My boys think the mom who lets their kids play endless hours of video games is way better than me.  They think the mom who doesn’t care about ratings is super cool.  They think the kids who get pop in their lunch every day has more loving parents than we’ll ever be as we shove broccoli down their throats at every juncture.  I really believe it’s not just because they want more junk food or because they want to play the game.  No, I think it goes deeper than that.

Somehow they see that the kid who’s allowed to play grand theft auto  must have parents who trust them more.  I mean truly?  That kid is fine.  (the one we know who’s allowed to play it, I mean)  He’s a normal functioning member of society.  He doesn’t pack heat or snort crack.  (do you snort crack? I don’t even know..)  No, he goes to school.  Does his homework most of the time.  Plays hockey and eats dinner just like the rest of us.

The image I portray to my kids of the ones who are allowed to play grand theft auto and consume carbonated beverages at their own discretion is that of child criminal.  They are surely stealing their parents cars after dark, stealing vodka, hitting the streets to wipe out old people and prostitutes and are dealing all sorts of narcotics during social studies class.  And if they’re not doing that now….well, just wait and see…

I’ve read enough studies to know that these kinds of games are bad for our kids.  That the amount of video games they play does affect them.  I’ve studied enough to know the effects of healthy eating on our bodies and minds.  I’m really doing all that I do because I love them endlessly.  They just don’t see it.  They see me as a tyrant and a rule maker and so super duper uncool.

So what’s a parent to do?

If we cave on this, which by the way we aren’t going to, then we’re going away from the values that we feel are right and good to teach our children.

If we lay a hard and fast line are they going to just want to be at their friends all the time, out of our sight, so they can do what they want?

Are we pushing our children and their friends out of our home by not allowing them more freedom here so that their friends don’t even want to come over?
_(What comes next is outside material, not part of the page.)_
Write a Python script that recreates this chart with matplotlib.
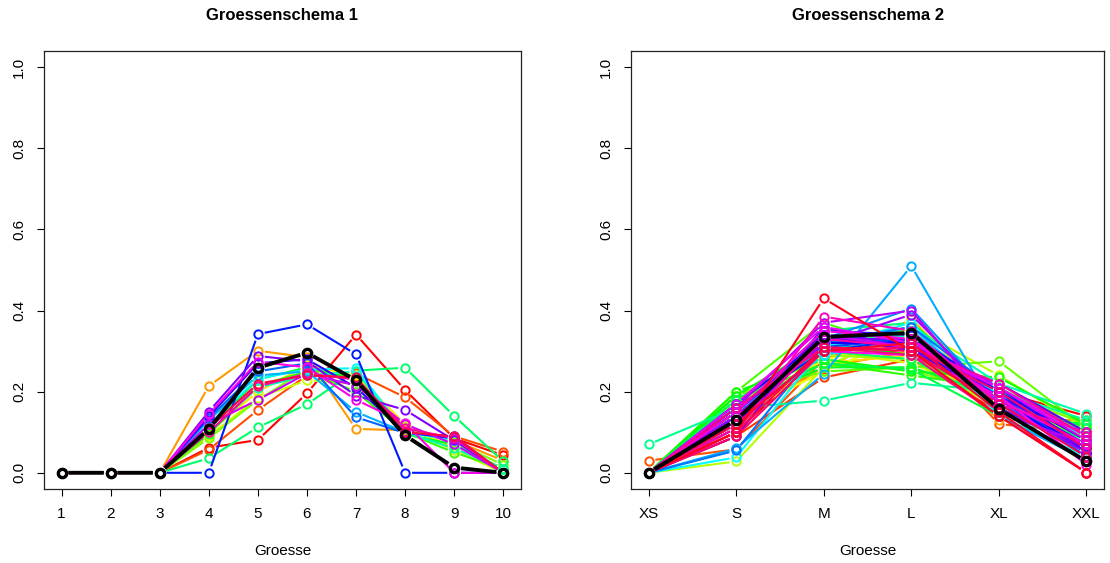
import colorsys
import matplotlib
matplotlib.use("Agg")
import matplotlib.pyplot as plt
from matplotlib.patches import FancyArrowPatch

plt.rcParams["font.family"] = ["Liberation Sans", "DejaVu Sans"]

# ---- Groessenschema 1: numeric sizes 1..10 ----
sizes_1 = [1, 2, 3, 4, 5, 6, 7, 8, 9, 10]
shares_1 = [
    [0, 0, 0, 0.062, 0.081, 0.196, 0.341, 0.204, 0.085, 0.043],
    [0, 0, 0, 0.057, 0.155, 0.240, 0.245, 0.186, 0.090, 0.052],
    [0, 0, 0, 0.214, 0.301, 0.285, 0.108, 0.105, 0.080, 0.030],
    [0, 0, 0, 0.100, 0.200, 0.265, 0.240, 0.120, 0.060, 0.010],
    [0, 0, 0, 0.090, 0.185, 0.228, 0.220, 0.115, 0.055, 0.000],
    [0, 0, 0, 0.085, 0.180, 0.255, 0.235, 0.110, 0.075, 0.020],
    [0, 0, 0, 0.095, 0.215, 0.250, 0.200, 0.100, 0.050, 0.010],
    [0, 0, 0, 0.110, 0.230, 0.260, 0.230, 0.095, 0.070, 0.010],
    [0, 0, 0, 0.036, 0.112, 0.169, 0.252, 0.259, 0.140, 0.028],
    [0, 0, 0, 0.100, 0.210, 0.240, 0.250, 0.100, 0.060, 0.010],
    [0, 0, 0, 0.120, 0.232, 0.255, 0.258, 0.100, 0.080, 0.000],
    [0, 0, 0, 0.130, 0.240, 0.250, 0.150, 0.100, 0.085, 0.000],
    [0, 0, 0, 0.135, 0.250, 0.270, 0.137, 0.098, 0.090, 0.000],
    [0, 0, 0, 0.000, 0.342, 0.366, 0.292, 0.000, 0.000, 0.000],
    [0, 0, 0, 0.139, 0.270, 0.280, 0.210, 0.100, 0.085, 0.000],
    [0, 0, 0, 0.151, 0.288, 0.275, 0.190, 0.155, 0.080, 0.000],
    [0, 0, 0, 0.120, 0.180, 0.245, 0.215, 0.120, 0.070, 0.000],
    [0, 0, 0, 0.145, 0.274, 0.260, 0.180, 0.122, 0.000, 0.000],
    [0, 0, 0, 0.100, 0.213, 0.245, 0.230, 0.110, 0.085, 0.000],
    [0, 0, 0, 0.110, 0.220, 0.240, 0.235, 0.100, 0.090, 0.000],
]
overall_1 = [0, 0, 0, 0.108, 0.259, 0.296, 0.228, 0.092, 0.013, 0.000]

# ---- Groessenschema 2: letter sizes ----
sizes_2 = ["XS", "S", "M", "L", "XL", "XXL"]
shares_2 = [
    [0.00, 0.100, 0.300, 0.330, 0.200, 0.140],
    [0.00, 0.120, 0.330, 0.290, 0.180, 0.080],
    [0.00, 0.090, 0.235, 0.280, 0.150, 0.100],
    [0.03, 0.058, 0.280, 0.350, 0.120, 0.100],
    [0.00, 0.110, 0.300, 0.310, 0.190, 0.090],
    [0.00, 0.140, 0.260, 0.300, 0.200, 0.100],
    [0.00, 0.120, 0.290, 0.330, 0.130, 0.130],
    [0.00, 0.150, 0.250, 0.380, 0.160, 0.060],
    [0.00, 0.160, 0.270, 0.290, 0.170, 0.110],
    [0.00, 0.130, 0.280, 0.320, 0.190, 0.080],
    [0.00, 0.140, 0.250, 0.340, 0.180, 0.090],
    [0.00, 0.170, 0.300, 0.270, 0.180, 0.080],
    [0.00, 0.028, 0.260, 0.360, 0.240, 0.110],
    [0.00, 0.180, 0.290, 0.280, 0.160, 0.090],
    [0.00, 0.190, 0.280, 0.250, 0.200, 0.120],
    [0.00, 0.190, 0.250, 0.260, 0.275, 0.110],
    [0.00, 0.200, 0.370, 0.300, 0.200, 0.080],
    [0.00, 0.180, 0.270, 0.240, 0.210, 0.100],
    [0.00, 0.200, 0.280, 0.250, 0.235, 0.120],
    [0.00, 0.190, 0.320, 0.290, 0.180, 0.060],
    [0.00, 0.170, 0.260, 0.260, 0.190, 0.110],
    [0.00, 0.160, 0.270, 0.255, 0.140, 0.120],
    [0.00, 0.180, 0.300, 0.280, 0.170, 0.080],
    [0.00, 0.150, 0.350, 0.370, 0.190, 0.070],
    [0.07, 0.160, 0.178, 0.222, 0.200, 0.130],
    [0.00, 0.120, 0.300, 0.360, 0.220, 0.145],
    [0.00, 0.140, 0.310, 0.340, 0.180, 0.100],
    [0.00, 0.130, 0.290, 0.350, 0.190, 0.090],
    [0.00, 0.038, 0.310, 0.370, 0.140, 0.040],
    [0.00, 0.130, 0.290, 0.330, 0.160, 0.050],
    [0.00, 0.150, 0.320, 0.360, 0.170, 0.070],
    [0.00, 0.060, 0.244, 0.510, 0.140, 0.030],
    [0.00, 0.140, 0.330, 0.405, 0.170, 0.060],
    [0.00, 0.055, 0.320, 0.360, 0.200, 0.050],
    [0.00, 0.150, 0.340, 0.320, 0.190, 0.040],
    [0.00, 0.160, 0.310, 0.330, 0.180, 0.060],
    [0.00, 0.160, 0.300, 0.330, 0.210, 0.060],
    [0.00, 0.170, 0.330, 0.310, 0.180, 0.050],
    [0.00, 0.140, 0.320, 0.320, 0.200, 0.050],
    [0.00, 0.110, 0.350, 0.340, 0.200, 0.080],
    [0.00, 0.120, 0.340, 0.300, 0.190, 0.070],
    [0.00, 0.090, 0.360, 0.300, 0.220, 0.100],
    [0.00, 0.150, 0.330, 0.330, 0.160, 0.060],
    [0.00, 0.140, 0.320, 0.390, 0.170, 0.050],
    [0.00, 0.160, 0.370, 0.400, 0.150, 0.070],
    [0.00, 0.130, 0.340, 0.310, 0.210, 0.080],
    [0.00, 0.170, 0.360, 0.320, 0.210, 0.090],
    [0.00, 0.120, 0.300, 0.290, 0.190, 0.020],
    [0.00, 0.150, 0.350, 0.330, 0.180, 0.070],
    [0.00, 0.100, 0.385, 0.350, 0.170, 0.100],
    [0.00, 0.110, 0.330, 0.310, 0.220, 0.090],
    [0.00, 0.160, 0.310, 0.290, 0.140, 0.000],
    [0.00, 0.090, 0.300, 0.310, 0.200, 0.060],
    [0.00, 0.100, 0.310, 0.300, 0.170, 0.040],
    [0.00, 0.120, 0.300, 0.320, 0.150, 0.000],
    [0.00, 0.100, 0.430, 0.300, 0.140, 0.000],
]
overall_2 = [0.000, 0.130, 0.335, 0.345, 0.157, 0.028]

y_ticks = [0.0, 0.2, 0.4, 0.6, 0.8, 1.0]


def rainbow(n):
    return [colorsys.hsv_to_rgb(i / n, 1.0, 1.0) for i in range(n)]


def draw_series(ax, xs, ys, color, lw, ms, mew, z):
    # lines with a gap around every point (like type="b")
    for i in range(len(xs) - 1):
        seg = FancyArrowPatch((xs[i], ys[i]), (xs[i + 1], ys[i + 1]),
                              arrowstyle="-", shrinkA=5.0, shrinkB=5.0,
                              color=color, lw=lw, capstyle="butt", zorder=z)
        ax.add_patch(seg)
    ax.plot(xs, ys, linestyle="none", marker="o", ms=ms, mfc="none",
            mec=color, mew=mew, zorder=z + 0.5)


fig = plt.figure(figsize=(11.10, 5.63), dpi=100)
ax1 = fig.add_axes([0.0396, 0.1314, 0.4297, 0.778])
ax2 = fig.add_axes([0.5685, 0.1314, 0.4261, 0.778])

x2 = list(range(1, len(sizes_2) + 1))
panels = [
    (ax1, sizes_1, shares_1, overall_1, [str(s) for s in sizes_1], "Groessenschema 1"),
    (ax2, x2, shares_2, overall_2, sizes_2, "Groessenschema 2"),
]

for ax, xs, rows, overall, xlabels, title in panels:
    cols = rainbow(len(rows))
    for k, (row, c) in enumerate(zip(rows, cols)):
        draw_series(ax, xs, row, c, 1.5, 6.0, 1.4, 2 + k)
    draw_series(ax, xs, overall, "black", 2.8, 6.0, 2.4, 2 + len(rows) + 1)

    span = xs[-1] - xs[0]
    ax.set_xlim(xs[0] - 0.04 * span, xs[-1] + 0.04 * span)
    ax.set_ylim(-0.04, 1.04)
    ax.set_xticks(xs)
    ax.set_xticklabels(xlabels)
    ax.set_yticks(y_ticks)
    ax.set_yticklabels([f"{t:.1f}" for t in y_ticks], rotation=90, va="center")
    ax.tick_params(direction="out", length=5, width=0.8, labelsize=11,
                   pad=8, colors="black")
    for sp in ax.spines.values():
        sp.set_linewidth(0.9)
        sp.set_color("#222222")

    pos = ax.get_position()
    cx = pos.x0 + pos.width / 2
    fig.text(cx, 1 - 16 / 563, title, ha="center", va="center",
             fontsize=12, fontweight="bold")
    fig.text(cx, 1 - 551 / 563, "Groesse", ha="center", va="center", fontsize=11)

fig.savefig("out.png", dpi=100)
Are they simply choosing the wrong friends?

Are we turning them into those kids who were never allowed sugar and then the second they’re free from their parents grasp they go bonkers?

This parenting gig never gives us time to just chill and breathe, does it?  I mean, maybe for some of you it does but as a thinker and planner and analyzer it has my mind always working overtime.

I was given a tip when my kids were little that I loved and followed for years.  I was told by a parent of older children that when your kids have friends over that you really like, make it a party.  Allow them to watch more cartoons and eat more junk food.  When they have the children over that you like less, make it not quite as desireable.

That sounds so harsh in type.

But it worked.  Our kids would naturally want the friends over that we enjoyed spoiling and would veer away from the ones that we didn’t love the habits of without even realizing why.

It gets so much trickier as they get older though.

If I used this theory now my kids WOULD be playing Grand Theft Auto with their friends until 4 am and then sleeping in well past noon only to wake up and eat chips and swig a pop for breakfast and continue on in the madness.  Because their friends are good.  They just have different ideals than we do.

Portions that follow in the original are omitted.